Scans of Monks' Brains Show Meditation Alters Structure, Functioning
All of the Dalai Lama's guests
peered intently at the brain scan projected onto screens at either end of the
room, but what different guests they were.
On one side sat five
neuroscientists, united in their belief that physical processes in the brain
can explain all the wonders of the mind, without appeal to anything spiritual
or nonphysical.
Facing them sat dozens of Tibetan
Buddhist monks in burgundy-and-saffron robes, convinced that one round-faced
young man in their midst is the reincarnation of one of the Dalai Lama's late teachers,
that another is the reincarnation of a 12th-century monk, and that the entity
we call "mind" is not, as neuroscience says, just a manifestation of
the brain.
It was not, in other words, your
typical science meeting.
But although the Buddhists and
scientists who met for five days last month in the Dalai Lama's home in
Dharamsala, India, had different views on the little matters of reincarnation
and the relationship of mind to brain, they set them aside in the interest of a
shared goal. They had come together in the shadows of the Himalayas to discuss
one of the hottest topics in brain science: neuroplasticity.
The term refers to the brain's
recently discovered ability to change its structure and function, in particular
by expanding or strengthening circuits that are used and by shrinking or
weakening those that are rarely engaged. In its short history, the science of
neuroplasticity has mostly documented brain changes that reflect physical
experience and input from the outside world. In pianists who play many
arpeggios, for instance, brain regions that control the index finger and middle
finger become fused, apparently because when one finger hits a key in one of
these fast-tempo movements, the other does so almost simultaneously, fooling
the brain into thinking the two fingers are one. As a result of the fused brain
regions, the pianist can no longer move those fingers independently of one
another.
Lately, however, scientists have
begun to wonder whether the brain can change in response to purely internal,
mental signals. That's where the Buddhists come in. Their centuries-old
tradition of meditation offers a real-life experiment in the power of those
will-o'-the-wisps, thoughts, to alter the physical matter of the brain.
"Of all the concepts in
modern neuroscience, it is neuroplasticity that has the greatest potential for
meaningful interaction with Buddhism," says neuroscientist Richard
Davidson of the University of Wisconsin, Madison. The Dalai Lama agreed, and he
encouraged monks to donate (temporarily) their brains to science.
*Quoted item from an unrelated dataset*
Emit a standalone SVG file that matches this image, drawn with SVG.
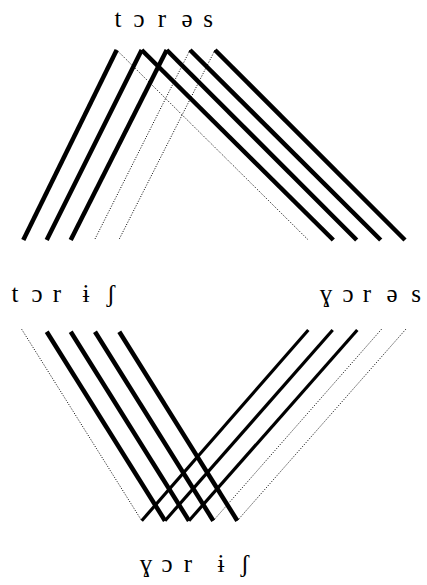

The result was the scans that
Prof. Davidson projected in Dharamsala. They compared brain activity in
volunteers who were novice meditators to that of Buddhist monks who had spent
more than 10,000 hours in meditation. The task was to practice
"compassion" meditation, generating a feeling of loving kindness
toward all beings.
"We tried to generate a
mental state in which compassion permeates the whole mind with no other
thoughts," says Matthieu Ricard, a Buddhist monk at Shechen Monastery in
Katmandu, Nepal, who holds a Ph.D. in genetics.
In a striking difference between
novices and monks, the latter showed a dramatic increase in high-frequency
brain activity called gamma waves during compassion meditation. Thought to be
the signature of neuronal activity that knits together far-flung brain
circuits, gamma waves underlie higher mental activity such as consciousness.
The novice meditators "showed a slight increase in gamma activity, but
most monks showed extremely large increases of a sort that has never been
reported before in the neuroscience literature," says Prof. Davidson,
suggesting that mental training can bring the brain to a greater level of
consciousness.
Using the brain scan called
functional magnetic resonance imaging, the scientists pinpointed regions that
were active during compassion meditation. In almost every case, the enhanced
activity was greater in the monks' brains than the novices'. Activity in the
left prefrontal cortex (the seat of positive emotions such as happiness)
swamped activity in the right prefrontal (site of negative emotions and
anxiety), something never before seen from purely mental activity. A sprawling
circuit that switches on at the sight of suffering also showed greater activity
in the monks. So did regions responsible for planned movement, as if the monks'
brains were itching to go to the aid of those in distress.
"It feels like a total
readiness to act, to help," recalled Mr. Ricard.
The study will be published next
week in Proceedings of the National Academy of Sciences. "We can't rule
out the possibility that there was a pre-existing difference in brain function
between monks and novices," says Prof. Davidson, "but the fact that
monks with the most hours of meditation showed the greatest brain changes gives
us confidence that the changes are actually produced by mental training."
That opens up the tantalizing
possibility that the brain, like the rest of the body, can be altered
intentionally. Just as aerobics sculpt the muscles, so mental training sculpts
the gray matter in ways scientists are only beginning to fathom.